Der Plan des Erdogan

Die Türkei unter Präsident Recep Erdogan gerät international in die Isolation. Selbst die USA rücken von ihrem Nato-Partner ab. Nur nicht die EU. Dort glaubt man noch die Märchen aus „Tausendundeiner Nacht“.

US-Präsident Barack Obama lehnte ein persönliches Gespräch mit Recep Erdogan entschieden ab, obwohl sich der türkische Präsident letzte Woche wegen des Atomgipfels in Washington aufhielt. Obama blieb auch demonstrativ der Eröffnung einer von der Türkei finanzierten Moschee fern. „Der türkische Präsident erfährt bei seinem USA-Besuch einen kühlen Empfang“, titelte das Wall Street Journal. Die Türkei versuchte dies herunterzuspielen. Doch die Abfuhr war weit mehr als eine Irritation: Der Nato-Staat Türkei gilt als wichtigster Verbündeter der USA im mittleren Osten. Aber die zunehmende Unberechenbarkeit Erdogans und sein autoritär-islamistischer Führungsstil lassen das Land zu einem Unsicherheitsfaktor werden. Das reicht vom Abschuss des russischen Kampfjets, über die Kurdenverfolgung, dem gewaltsamen Schließen der größten türkischen Oppositionszeitung durch die Regierung, der besorgniserregenden Islamisierung bis hin zu den Vorwürfen, die Terror-Miliz Islamischer Staat (IS) lasse ihre Erdölgeschäfte über die Türkei laufen.

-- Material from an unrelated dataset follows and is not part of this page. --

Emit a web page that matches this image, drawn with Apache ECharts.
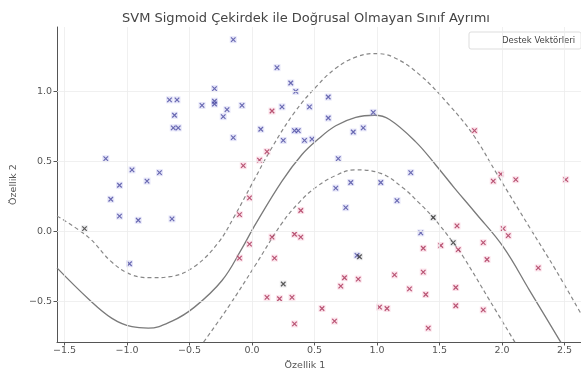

Letzteres wird in Washington immer mehr zum Politikum:
Denn Jordaniens König Abdullah soll in den USA schwerste Vorwürfe gegen Präsident Erdogan erhoben haben. Laut dem Nachrichtenportal „Middle East Eye“ (MEE) hätte das jordanische Staatsoberhaupt im Jänner 2016 im amerikanischen Kongress vor US-Senatoren, höchsten Militärs und führenden Diplomaten wörtlich erklärt, „dass Terroristen nach Europa kommen, ist Teil der türkischen Politik“. Die Türkei unterstütze islamistische Gruppen nicht nur in Syrien, sondern auch in Libyen und Somalia. Als ein US-Kongressabgeordneter fragte, ob die Terror-Miliz „IS“ Erdöl in die Türkei exportiert, soll der jordanische König geantwortet haben “Ja, absolut”. Das Problem sei, so Abdullah, dass „Erdogan in der ganzen Region keine politische, sondern eine radikal-islamische Lösung wolle“.
Diese Aussagen sind deshalb so bemerkenswert, da Jordanien und die Türkei Verbündete sind. MEE beruft sich auf ein detailliertes Gesprächsprotokoll; die Nachrichtenplattform gilt als seriös und wird regelmäßig von der britischen BBC, der „Huffington Post“ und dem „Guardian“ zitiert.

In der EU war davon nichts zu hören. Das überrascht nicht: Brüssel will den Bürgern ja den EU-Türkei-Flüchtlings-Deal als Erfolg, die Visa-Freiheit für 80 Millionen Türken als Notwendigkeit und Präsident Erdogan als verlässlichen Partner verkaufen.

Doch die Wahrheit sieht anders aus: Erdogan führt im eigenen Land einen Krieg gegen die Kurden. Sollte die Visa-Freiheit wie geplant am 1.Juni tatsächlich kommen, dann werden sich Hunderttausende, wenn nicht Millionen von ihnen auf den Weg in die EU machen. Ein Flugticket nach Berlin kostet etwa 60 Euro. Etwas Besseres als die EU-Visa-Freiheit konnte Erdogan also nicht passieren: die Kurden fliehen vor ihm visumfrei mit Billigflügen nach Europa. Und der EU-Beitritt seines isolierten Landes ist im wichtigsten Punkt – „dem freien Aufenthaltsrecht für türkische Bürger“ – faktisch vollzogen.

Brüssel wagt keine Kritik an ihm, was das Selbstverständnis des Präsidenten ins Paschahafte steigert. Das zeigt der Vorfall: Die türkische Regierung ließ vor wenigen Tagen den deutschen Botschafter zu einem stundenlangen Gespräch ins Außenministerium der Türkei einbestellen, nur weil in einer Satire-Sendung des Norddeutschen Rundfunks zwei Minuten lang das witzige Lied „Erdowie, Erdowo, Erdogan“ gespielt worden war, das Erdogans Umgang mit der Pressefreiheit kritisiert hatte.

Wer jetzt noch an den EU-Türkei-Deal glaubt, der glaubt auch die Märchen des Sultans aus „Tausendundeiner Nacht“.